Do you need help with preparing for an interview? If so this is for you.

Tell me about a time you’ve disagreed with a senior member of staff

The Real Question: When it comes to office politics are you going to be a pot stirrer or can you work through disagreements in a mature, productive way? We don’t want playground drama around here.

Top-line Tactic: Show you can debate like an adult for the betterment of the business, by responding openly and honestly.

No one ever says in an interview: “I’m a handful! If there’s an office feud, juicy piece of gossip or long-held grudge going on, I’m probably a part of it.”

Interviewers know that and so have found subtler ways than direct questions to figure out how you handle conflict and whether you can maintain a healthy separation between the personal and the professional. This question is one of those ways.

The success of your answer depends as much on tone as content. You’re looking to convey the warmth, understanding, rationality and professionalism with which you deal with your disagreements in the way you answer the question. Stay well away from political struggles, hurt feelings or battles over territory or influence. Instead, offer an example of professional people sitting down together to arrive at an answer to a contentious business question. Stress your ability to fight your corner in a constructive way that utilizes evidence and emotional intelligence.

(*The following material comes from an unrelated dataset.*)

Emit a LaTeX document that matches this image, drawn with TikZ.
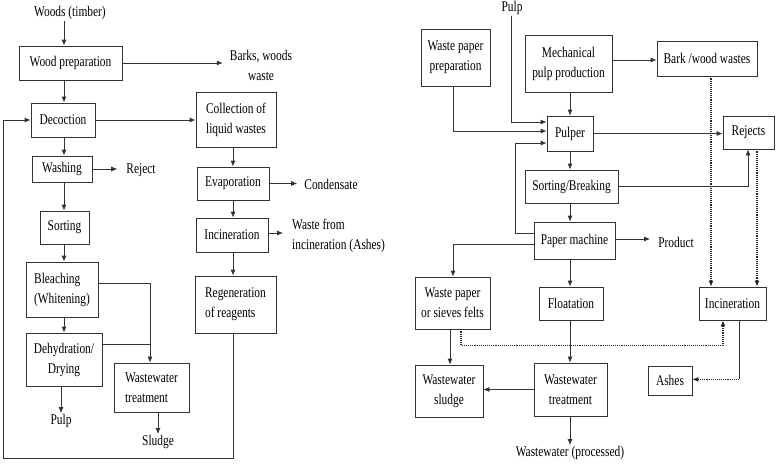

I had a disagreement over sales strategy in my last job. I used to generate leads on the phone, but management wanted us to change tactics and go out to sell on foot. For me that wasn’t the best use of my time. I thought we should establish a connection first through phone calls, then develop a tailored marketing solution for our best prospects. Also, it was quite a big firm, and I thought going door to door wouldn’t present the right image.

I said I thought there was a better way of doing things and asked whether they really wanted us to be seen as a door-to-door sales company as opposed to a professional outfit that would quantify an opportunity before going out to act on it. Management let me trial my approach and it worked, so they implemented it across the regional sales force. I’d only been there for two and a half months at the time, so I thought twice before saying anything, but I was sure that applying a methodical structure to the problem would increase productivity and in the end I was proved right.